## WORK TO COMPLETE
Below is a listing. Gather each line of it that contains "matplotlib".

## DATA EXTRACT
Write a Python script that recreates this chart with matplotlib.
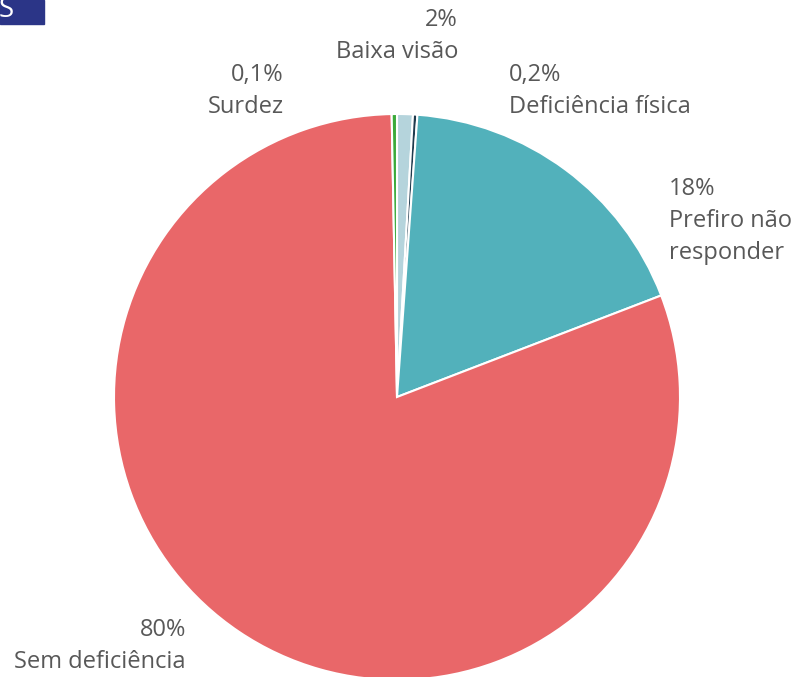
import matplotlib
matplotlib.use("Agg")
import matplotlib.pyplot as plt
from matplotlib.patches import Rectangle

categories = ["Baixa visão", "Deficiência física", "Prefiro não\nresponder", "Sem deficiência", "Surdez"]
values = [0.9, 0.25, 18.0, 80.5, 0.3]
pct_labels = ["2%", "0,2%", "18%", "80%", "0,1%"]
colors = ["#B5D4DC", "#1F3A4D", "#52B1BB", "#E96769", "#3BAA3A"]

plt.rcParams['font.family'] = ['Open Sans', 'DejaVu Sans']
W, H = 797, 677
fig = plt.figure(figsize=(W / 100, H / 100), dpi=100)
ax = fig.add_axes([0, 0, 1, 1])
ax.axis('off')

cx, cy, r = 397, H - 397, 283
ax.pie(values, colors=colors, startangle=90, counterclock=False,
       center=(cx, cy), radius=r,
       wedgeprops=dict(edgecolor='white', linewidth=1.5))
ax.set_xlim(0, W)
ax.set_ylim(0, H)
ax.set_aspect('equal')

tc = "#585858"
fs = 17
step = 32
# (x, y centre of first line in pixels, ha)
label_pos = [
    (458, 20, 'right'),
    (509, 75, 'left'),
    (669, 189, 'left'),
    (186, 630, 'right'),
    (284, 75, 'right'),
]
for (x, y, ha), pct, cat in zip(label_pos, pct_labels, categories):
    lines = [pct] + cat.split("\n")
    for i, ln in enumerate(lines):
        ax.text(x, H - (y + i * step), ln, ha=ha, va='center', fontsize=fs, color=tc)

ax.add_patch(Rectangle((0, H - 24), 44, 24, color="#2B3587", zorder=5, clip_on=False))
ax.text(6, H - 10, "S", color='white', fontsize=20, ha='center', va='center', zorder=6)

fig.savefig("out.png", dpi=100)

## RESULT OF THIS EXERCISE
Write a Python script that recreates this chart with matplotlib.
import matplotlib
matplotlib.use("Agg")
import matplotlib.pyplot as plt
from matplotlib.patches import Rectangle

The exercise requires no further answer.